# Written problem:
Reproduce the listing below exactly, beginning with its first line and ending with the line that holds "p.outline_line_alpha = 1.0"; pictures are not part of the copy.

# Data segment:
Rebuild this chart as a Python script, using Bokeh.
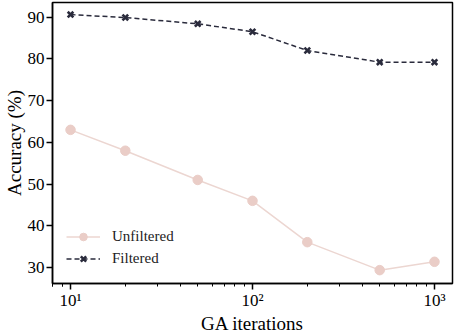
from bokeh.plotting import figure
from bokeh.models import FixedTicker, CustomJSTickFormatter, Range1d, Legend, LegendItem
from bokeh.embed import file_html
from bokeh.resources import INLINE

iterations = [10, 20, 50, 100, 200, 500, 1000]
unfiltered = [63.0, 58.0, 51.0, 46.0, 36.1, 29.4, 31.4]
filtered = [90.6, 89.9, 88.4, 86.5, 82.0, 79.2, 79.2]
y_ticks = [30, 40, 50, 60, 70, 80, 90]
x_major = [10, 100, 1000]
series_names = ["Unfiltered", "Filtered"]
x_label = "GA iterations"
y_label = "Accuracy (%)"

FONT = "'Liberation Serif', 'DejaVu Serif', serif"
PINK = "#eacdc7"
PINK_LINE = "#ecd6d1"
NAVY = "#2a2b3c"

p = figure(width=454, height=336, x_axis_type="log",
           x_range=Range1d(7.96, 1256), y_range=Range1d(26.2, 93.5),
           output_backend="svg", toolbar_location=None)
p.min_border_left = 0
p.min_border_right = 2
p.min_border_top = 2
p.min_border_bottom = 0

p.xgrid.visible = False
p.ygrid.visible = False
p.outline_line_color = "black"
p.outline_line_width = 1.5
p.outline_line_alpha = 1.0

l1 = p.line(iterations, unfiltered, line_color=PINK_LINE, line_width=1.5)
s1 = p.scatter(iterations, unfiltered, marker="circle", size=9.5,
               fill_color=PINK, line_color=PINK)
l2 = p.line(iterations, filtered, line_color=NAVY, line_width=1.5, line_dash="5 3")
s2 = p.scatter(iterations, filtered, marker="x", size=8,
               line_color=NAVY, line_width=2.6)

minor = [m * d for d in [1, 10, 100] for m in range(2, 10)] + [8, 9]
p.xaxis.ticker = FixedTicker(ticks=x_major, minor_ticks=minor)
p.xaxis.formatter = CustomJSTickFormatter(code="""
const sup = {'0':'\u2070','1':'\u00b9','2':'\u00b2','3':'\u00b3'};
const e = Math.round(Math.log10(tick));
return '10' + String(e).split('').map(c => sup[c]).join('');
""")
p.yaxis.ticker = FixedTicker(ticks=y_ticks, minor_ticks=[])

for ax in (p.xaxis[0], p.yaxis[0]):
    ax.axis_line_color = "black"
    ax.axis_line_width = 1.5
    ax.major_tick_line_color = "black"
    ax.major_tick_line_width = 1.5
    ax.minor_tick_line_color = "black"
    ax.minor_tick_line_width = 1.0
    ax.major_tick_in = 0
    ax.major_tick_out = 6
    ax.minor_tick_in = 0
    ax.minor_tick_out = 3
    ax.major_label_text_font = FONT
    ax.major_label_text_font_size = "17px"
    ax.major_label_text_color = "black"
    ax.axis_label_text_font = FONT
    ax.axis_label_text_font_size = "19px"
    ax.axis_label_text_font_style = "normal"
    ax.axis_label_text_color = "black"
    ax.major_label_standoff = 2
    ax.axis_label_standoff = 0

p.xaxis.major_label_standoff = 1
p.xaxis.axis_label_standoff = 0

p.xaxis.axis_label = x_label
p.yaxis.axis_label = y_label

legend = Legend(items=[LegendItem(label=series_names[0], renderers=[l1, s1]),
                       LegendItem(label=series_names[1], renderers=[l2, s2])],
                location=(9, 10))
legend.label_text_font = FONT
legend.label_text_font_size = "15px"
legend.label_text_color = "#222222"
legend.glyph_width = 34
legend.glyph_height = 19
legend.label_height = 19
legend.label_standoff = 12
legend.spacing = 3
legend.padding = 5
legend.border_line_alpha = 0
legend.background_fill_alpha = 0
p.add_layout(legend)

open("out.html", "w").write(file_html(p, INLINE))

# Expected answer:
Rebuild this chart as a Python script, using Bokeh.
from bokeh.plotting import figure
from bokeh.models import FixedTicker, CustomJSTickFormatter, Range1d, Legend, LegendItem
from bokeh.embed import file_html
from bokeh.resources import INLINE

iterations = [10, 20, 50, 100, 200, 500, 1000]
unfiltered = [63.0, 58.0, 51.0, 46.0, 36.1, 29.4, 31.4]
filtered = [90.6, 89.9, 88.4, 86.5, 82.0, 79.2, 79.2]
y_ticks = [30, 40, 50, 60, 70, 80, 90]
x_major = [10, 100, 1000]
series_names = ["Unfiltered", "Filtered"]
x_label = "GA iterations"
y_label = "Accuracy (%)"

FONT = "'Liberation Serif', 'DejaVu Serif', serif"
PINK = "#eacdc7"
PINK_LINE = "#ecd6d1"
NAVY = "#2a2b3c"

p = figure(width=454, height=336, x_axis_type="log",
           x_range=Range1d(7.96, 1256), y_range=Range1d(26.2, 93.5),
           output_backend="svg", toolbar_location=None)
p.min_border_left = 0
p.min_border_right = 2
p.min_border_top = 2
p.min_border_bottom = 0

p.xgrid.visible = False
p.ygrid.visible = False
p.outline_line_color = "black"
p.outline_line_width = 1.5
p.outline_line_alpha = 1.0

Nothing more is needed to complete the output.